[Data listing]
━━━━━━

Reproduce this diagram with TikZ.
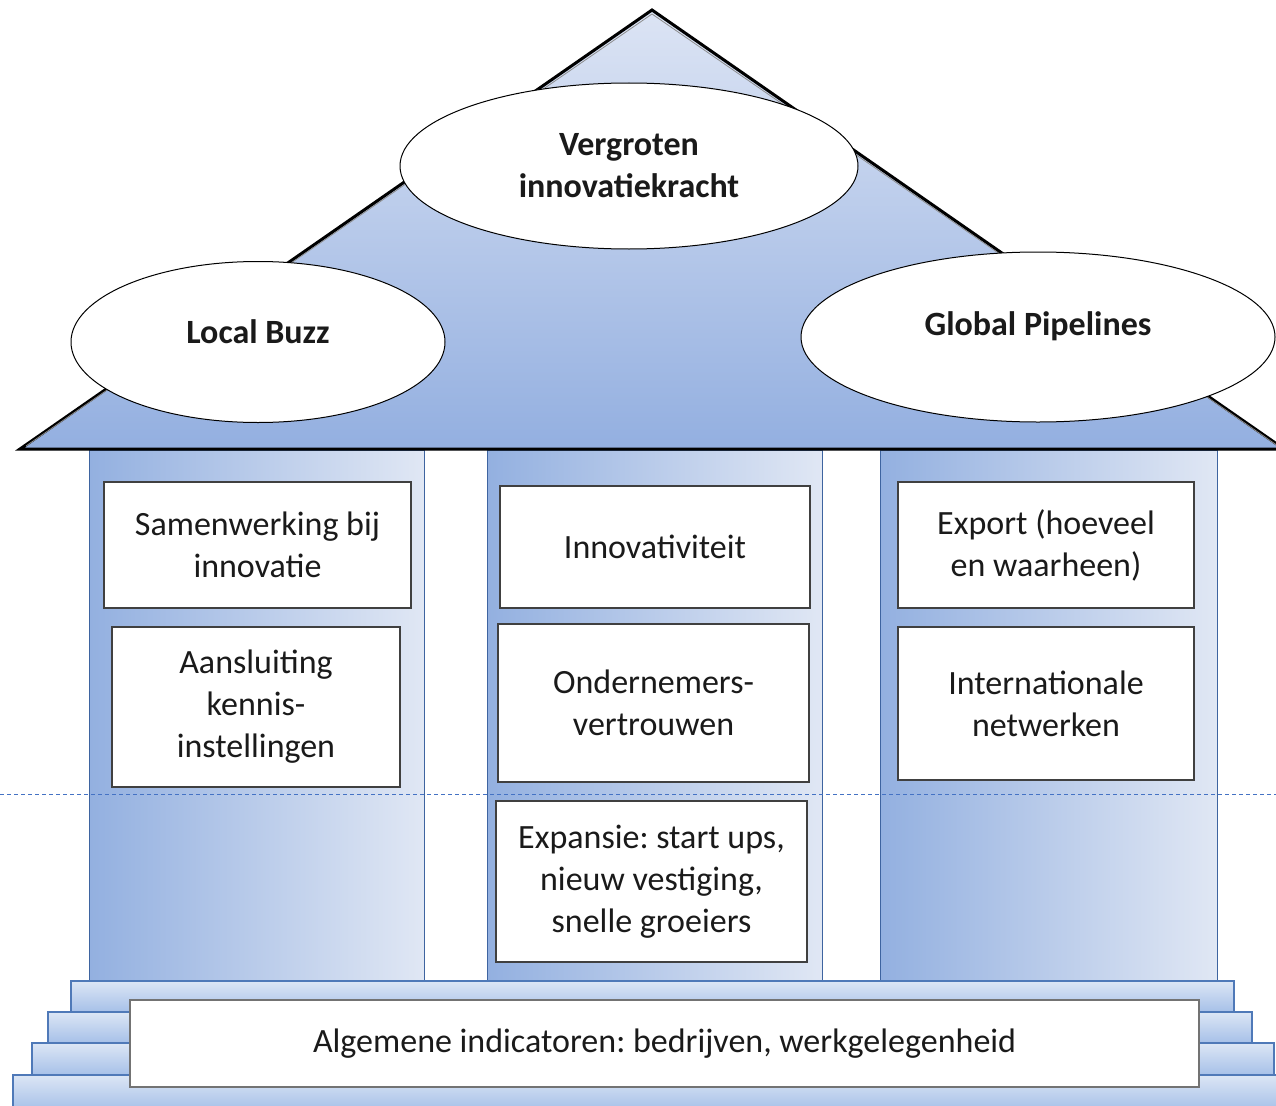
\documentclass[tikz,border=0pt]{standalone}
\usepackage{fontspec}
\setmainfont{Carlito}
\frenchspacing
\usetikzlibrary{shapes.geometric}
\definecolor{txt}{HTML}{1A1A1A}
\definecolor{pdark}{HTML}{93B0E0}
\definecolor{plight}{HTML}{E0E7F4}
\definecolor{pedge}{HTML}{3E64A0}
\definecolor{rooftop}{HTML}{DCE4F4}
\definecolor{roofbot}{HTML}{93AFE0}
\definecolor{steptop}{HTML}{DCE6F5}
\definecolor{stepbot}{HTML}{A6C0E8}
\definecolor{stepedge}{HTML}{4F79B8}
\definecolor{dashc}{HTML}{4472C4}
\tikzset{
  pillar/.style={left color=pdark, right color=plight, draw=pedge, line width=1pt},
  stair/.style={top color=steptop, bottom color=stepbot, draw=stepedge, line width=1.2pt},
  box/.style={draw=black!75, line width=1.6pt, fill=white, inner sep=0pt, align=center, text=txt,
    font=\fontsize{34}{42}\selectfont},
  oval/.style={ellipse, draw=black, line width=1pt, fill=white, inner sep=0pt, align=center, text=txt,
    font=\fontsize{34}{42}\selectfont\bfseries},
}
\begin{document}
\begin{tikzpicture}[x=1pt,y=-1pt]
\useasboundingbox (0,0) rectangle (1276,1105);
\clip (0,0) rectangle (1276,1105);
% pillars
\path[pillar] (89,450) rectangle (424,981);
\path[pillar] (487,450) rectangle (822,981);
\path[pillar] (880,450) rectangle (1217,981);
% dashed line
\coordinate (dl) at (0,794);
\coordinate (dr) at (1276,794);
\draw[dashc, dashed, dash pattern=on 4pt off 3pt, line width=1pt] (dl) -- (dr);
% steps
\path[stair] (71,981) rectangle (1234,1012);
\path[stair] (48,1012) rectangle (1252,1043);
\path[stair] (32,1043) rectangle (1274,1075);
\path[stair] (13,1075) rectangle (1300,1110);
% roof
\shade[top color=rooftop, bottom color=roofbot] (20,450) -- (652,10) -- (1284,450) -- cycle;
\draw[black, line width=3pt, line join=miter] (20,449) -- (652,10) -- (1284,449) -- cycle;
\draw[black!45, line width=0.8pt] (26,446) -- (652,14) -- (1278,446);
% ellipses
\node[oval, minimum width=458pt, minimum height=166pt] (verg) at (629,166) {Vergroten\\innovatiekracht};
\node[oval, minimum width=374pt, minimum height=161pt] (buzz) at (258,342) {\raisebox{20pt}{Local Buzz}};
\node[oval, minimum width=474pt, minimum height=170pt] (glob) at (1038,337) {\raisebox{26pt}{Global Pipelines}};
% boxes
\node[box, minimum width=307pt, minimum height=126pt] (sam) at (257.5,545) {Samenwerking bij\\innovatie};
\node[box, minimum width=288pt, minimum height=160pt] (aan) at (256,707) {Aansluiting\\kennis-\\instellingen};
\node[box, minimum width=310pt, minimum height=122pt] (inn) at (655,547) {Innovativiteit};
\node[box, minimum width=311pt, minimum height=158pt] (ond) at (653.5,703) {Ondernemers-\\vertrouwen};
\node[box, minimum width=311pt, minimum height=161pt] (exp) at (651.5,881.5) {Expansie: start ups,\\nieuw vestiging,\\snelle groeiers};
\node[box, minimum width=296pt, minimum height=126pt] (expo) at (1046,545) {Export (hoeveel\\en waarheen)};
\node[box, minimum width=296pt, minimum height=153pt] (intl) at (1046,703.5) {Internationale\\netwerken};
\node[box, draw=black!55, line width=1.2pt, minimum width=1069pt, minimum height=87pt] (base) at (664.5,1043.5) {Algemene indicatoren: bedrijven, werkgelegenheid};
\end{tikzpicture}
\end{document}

━━━━━━

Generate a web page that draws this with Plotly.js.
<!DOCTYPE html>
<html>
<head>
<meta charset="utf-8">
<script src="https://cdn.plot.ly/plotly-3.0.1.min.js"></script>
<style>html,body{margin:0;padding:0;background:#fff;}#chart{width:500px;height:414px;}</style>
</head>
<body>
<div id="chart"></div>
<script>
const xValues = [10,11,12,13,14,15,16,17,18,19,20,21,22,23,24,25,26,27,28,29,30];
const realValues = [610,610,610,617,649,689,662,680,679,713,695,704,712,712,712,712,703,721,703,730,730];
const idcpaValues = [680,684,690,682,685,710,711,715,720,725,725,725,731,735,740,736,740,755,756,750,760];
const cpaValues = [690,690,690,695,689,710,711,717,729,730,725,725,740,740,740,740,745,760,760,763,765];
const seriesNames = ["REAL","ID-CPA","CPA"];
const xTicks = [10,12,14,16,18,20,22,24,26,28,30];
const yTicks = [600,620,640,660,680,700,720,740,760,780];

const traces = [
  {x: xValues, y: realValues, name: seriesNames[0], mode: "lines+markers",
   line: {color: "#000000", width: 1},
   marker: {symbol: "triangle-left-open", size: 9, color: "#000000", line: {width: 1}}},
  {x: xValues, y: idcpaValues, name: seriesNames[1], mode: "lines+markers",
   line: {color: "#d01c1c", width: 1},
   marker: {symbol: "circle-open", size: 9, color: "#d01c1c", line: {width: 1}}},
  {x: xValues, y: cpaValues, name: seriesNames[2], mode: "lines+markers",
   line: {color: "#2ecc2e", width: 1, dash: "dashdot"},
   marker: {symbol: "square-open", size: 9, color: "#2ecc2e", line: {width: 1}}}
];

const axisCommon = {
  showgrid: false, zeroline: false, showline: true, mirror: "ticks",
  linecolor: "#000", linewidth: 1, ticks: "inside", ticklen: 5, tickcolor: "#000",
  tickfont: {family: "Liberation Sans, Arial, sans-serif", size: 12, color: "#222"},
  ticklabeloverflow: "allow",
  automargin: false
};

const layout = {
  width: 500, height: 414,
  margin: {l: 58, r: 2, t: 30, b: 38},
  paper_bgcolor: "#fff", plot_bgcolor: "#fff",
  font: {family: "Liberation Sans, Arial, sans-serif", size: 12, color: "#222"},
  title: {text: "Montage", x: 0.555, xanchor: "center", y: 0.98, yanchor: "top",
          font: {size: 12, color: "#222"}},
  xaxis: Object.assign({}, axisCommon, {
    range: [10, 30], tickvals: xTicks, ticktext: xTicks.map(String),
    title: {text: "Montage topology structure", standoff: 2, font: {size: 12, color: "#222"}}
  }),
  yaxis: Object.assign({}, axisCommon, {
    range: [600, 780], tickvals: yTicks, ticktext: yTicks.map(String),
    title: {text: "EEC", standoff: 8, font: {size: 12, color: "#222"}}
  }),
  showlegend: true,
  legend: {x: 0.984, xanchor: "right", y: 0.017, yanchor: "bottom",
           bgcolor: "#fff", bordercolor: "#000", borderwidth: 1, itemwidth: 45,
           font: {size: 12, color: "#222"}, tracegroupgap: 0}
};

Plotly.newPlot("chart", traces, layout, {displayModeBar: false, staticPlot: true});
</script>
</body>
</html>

━━━━━━

- _Exercise_
Pull every line containing the word "with" out of the material and copy it.

- _Written reply_
Reproduce this diagram with TikZ.
Generate a web page that draws this with Plotly.js.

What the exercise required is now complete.